Professor Madeleine Arnot

Professor in Sociology of Education at Faculty of Education, University of Cambridge

Professor in Sociology of Education, Faculty of Education, University of Cambridge

Professor Madeleine Arnot is a Professor of Sociology of Education in the Faculty of Education at the University of Cambridge. She is a Fellow of the Academy of Social Sciences, and a Professorial Fellow and Director of Studies (Education) at Jesus College Cambridge. She is co-founder with Professor Loraine Gelsthorpe of the Cambridge Migration Research Network (CAMMIGRES), funded by the Vice Chancellor’s Endowment Fund.

Her primary interest is in the development of sociology of education and in particular in the role of education in relation to social inequalities and the promotion of social equality and the promotion of democratic citizenship. She is internationally known for her work on socio-cultural reproduction theory, her use of Bernstein's theory of pedagogy in relation to gender and education and pupil voice, and recent youth, gender and citizenship research in the Global South.

She began her career as part of the Schooling and Society team at the Open University, focussing specifically on social class issues. Since the 1980s she developed theories of gender codes and schooling focusing on the history of co-education, the curriculum, family and schooling, youth cultures and identities. In 1996-7 she co-directed an Equal Opportunities Commission project on gender equality reform and co-directed an OFSTED commissioned project reviewing research on gender and educational performance. She has been consulted on the development of equal opportunities policy in education internationally by: the Ministry for the Advancement of Women, Luxembourg; the Ministry of Education and Science and the Ministry of Culture and Education, Argentina; the Ministry to the Presidency, Greece; and, the EC Project on Teacher Training: Ministry for Equality between the Sexes, Portugal. She advised the Department of Education and Science on citizenship education, and was a member of expert research assessment panels on democratic values, gender and education for the Swedish Research Council and for the Equality Centre at University College Dublin.

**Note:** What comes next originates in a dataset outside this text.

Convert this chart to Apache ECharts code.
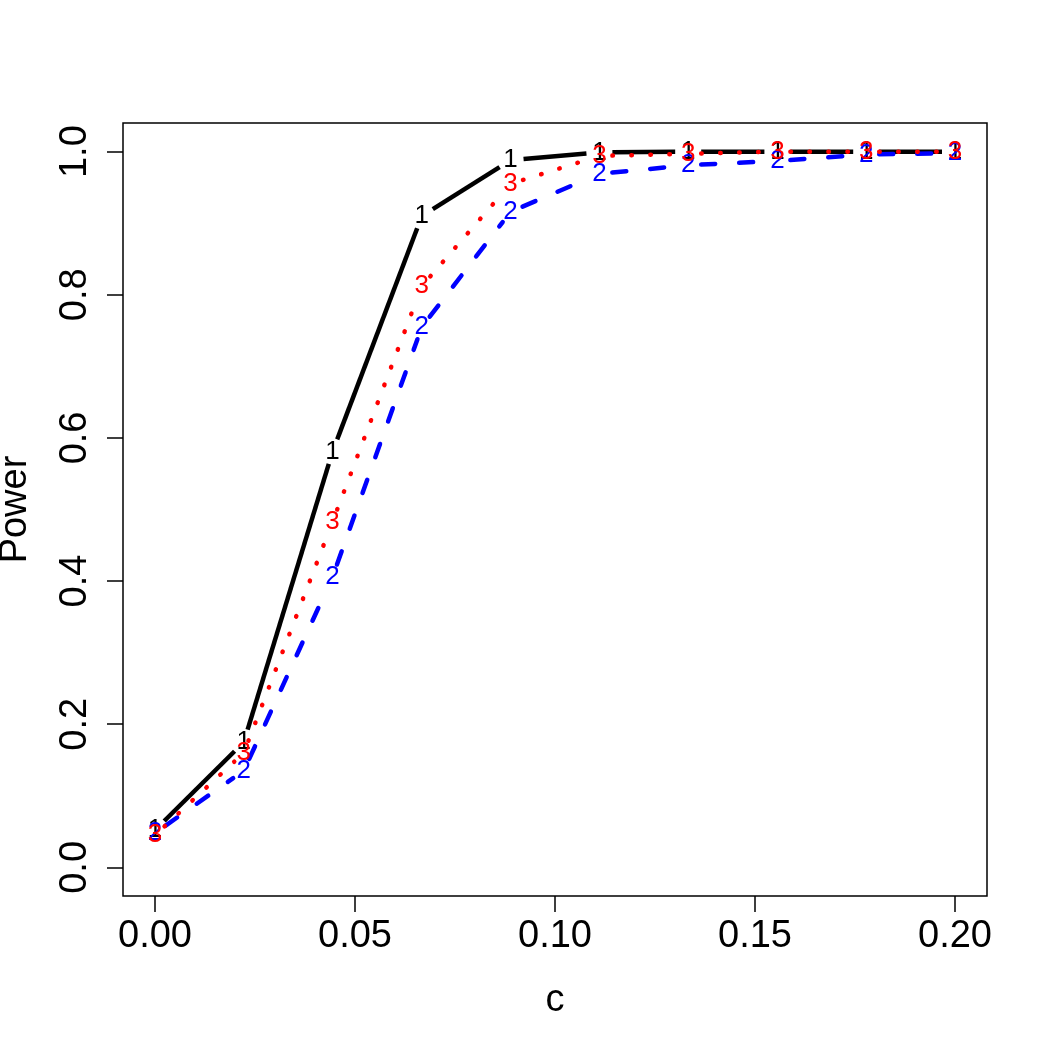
<!DOCTYPE html>
<html>
<head>
<meta charset="utf-8">
<script src="https://cdn.jsdelivr.net/npm/echarts@6/dist/echarts.min.js"></script>
<style>
  html, body { margin: 0; padding: 0; background: #fff; }
  #chart { width: 1050px; height: 1050px; }
</style>
</head>
<body>
<div id="chart"></div>
<script>
// c values (10 points from 0 to 0.2)
var cValues = [0, 0.0222, 0.0444, 0.0667, 0.0889, 0.1111, 0.1333, 0.1556, 0.1778, 0.2];
// power curves
var power1 = [0.052, 0.175, 0.581, 0.910, 0.988, 0.999, 1.000, 1.000, 1.000, 1.000];
var power2 = [0.048, 0.135, 0.406, 0.755, 0.916, 0.969, 0.981, 0.987, 0.996, 0.998];
var power3 = [0.045, 0.160, 0.483, 0.812, 0.955, 0.994, 0.997, 1.000, 1.000, 1.000];
var seriesMarks = ['1', '2', '3'];
var xTicks = [0, 0.05, 0.10, 0.15, 0.20];
var yTicks = [0, 0.2, 0.4, 0.6, 0.8, 1.0];

var styles = [
  { color: '#000000', width: 4.5, dash: null, cap: 'butt' },
  { color: '#0000ff', width: 4.5, dash: [14, 24], cap: 'round' },
  { color: '#ff0000', width: 4.5, dash: [0.5, 18.5], cap: 'round' }
];

var GAP = 13; // R type "b" leaves a gap round each mark
var font = '"Liberation Sans", Arial, sans-serif';

function segments(ys) {
  var out = [];
  for (var i = 0; i < cValues.length - 1; i++) {
    out.push([cValues[i], ys[i], cValues[i + 1], ys[i + 1]]);
  }
  return out;
}
function points(ys) {
  var out = [];
  for (var i = 0; i < cValues.length; i++) out.push([cValues[i], ys[i]]);
  return out;
}

function lineSeries(ys, st) {
  return {
    type: 'custom',
    coordinateSystem: 'cartesian2d',
    encode: { x: [0, 2], y: [1, 3] },
    silent: true,
    data: segments(ys),
    renderItem: function (params, api) {
      var p1 = api.coord([api.value(0), api.value(1)]);
      var p2 = api.coord([api.value(2), api.value(3)]);
      var dx = p2[0] - p1[0], dy = p2[1] - p1[1];
      var len = Math.sqrt(dx * dx + dy * dy);
      if (len <= 2 * GAP) return null;
      var ux = dx / len, uy = dy / len;
      return {
        type: 'line',
        shape: {
          x1: p1[0] + ux * GAP, y1: p1[1] + uy * GAP,
          x2: p2[0] - ux * GAP, y2: p2[1] - uy * GAP
        },
        style: {
          stroke: st.color,
          lineWidth: st.width,
          lineDash: st.dash,
          lineCap: st.cap,
          fill: null
        }
      };
    }
  };
}

function markSeries(ys, mark, st) {
  return {
    type: 'custom',
    coordinateSystem: 'cartesian2d',
    encode: { x: 0, y: 1 },
    silent: true,
    data: points(ys),
    renderItem: function (params, api) {
      var p = api.coord([api.value(0), api.value(1)]);
      return {
        type: 'text',
        x: p[0],
        y: p[1],
        style: {
          text: mark,
          fill: st.color,
          fontSize: 26,
          fontFamily: font,
          align: 'center',
          verticalAlign: 'middle'
        }
      };
    }
  };
}

var allData = [power1, power2, power3];
var series = [];
for (var k = 0; k < allData.length; k++) {
  series.push(lineSeries(allData[k], styles[k]));
  series.push(markSeries(allData[k], seriesMarks[k], styles[k]));
}

var option = {
  animation: false,
  backgroundColor: '#ffffff',
  grid: {
    left: 123, top: 123, width: 864, height: 773,
    outerBoundsMode: 'none',
    containLabel: false,
    show: true, borderColor: '#000', borderWidth: 1.5, backgroundColor: 'transparent'
  },
  xAxis: {
    type: 'value',
    min: -0.008, max: 0.208,
    name: 'c',
    nameLocation: 'middle',
    nameGap: 86,
    nameTextStyle: { fontSize: 38, color: '#000', fontFamily: font },
    axisLine: { show: false, onZero: false },
    splitLine: { show: false },
    axisTick: { show: true, inside: false, length: 16, customValues: xTicks, lineStyle: { color: '#000', width: 1.5 } },
    axisLabel: {
      customValues: xTicks, margin: 22, fontSize: 38, color: '#000', fontFamily: font,
      formatter: function (v) { return v.toFixed(2); }
    }
  },
  yAxis: {
    type: 'value',
    min: -0.04, max: 1.04,
    name: 'Power',
    nameLocation: 'middle',
    nameGap: 88,
    nameTextStyle: { fontSize: 38, color: '#000', fontFamily: font },
    axisLine: { show: false, onZero: false },
    splitLine: { show: false },
    axisTick: { show: true, inside: false, length: 16, customValues: yTicks, lineStyle: { color: '#000', width: 1.5 } },
    axisLabel: {
      customValues: yTicks, rotate: 90, margin: 28, fontSize: 38, color: '#000', fontFamily: font,
      formatter: function (v) { return v.toFixed(1); }
    }
  },
  series: series
};

var chart = echarts.init(document.getElementById('chart'), null, { renderer: 'canvas' });
chart.setOption(option);
</script>
</body>
</html>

In 2004 she established the Research Consortium on the Education for Asylum-Seeker and Refugee Children with the General Teaching Council, the National Union of Teachers and the Refugee Council and co-authored in the prize-winning book Education, Asylum and the Non-Citizen Child: the politics of compassion and belonging. She recently co-directed the Bell Foundation funded project on ‘School Approaches to the Education of EAL students: language development, social integration and achievement’ which is now in its second phase. Her current research interests include issues relating to European migration and education and the impact of migration on professional knowledge and practice.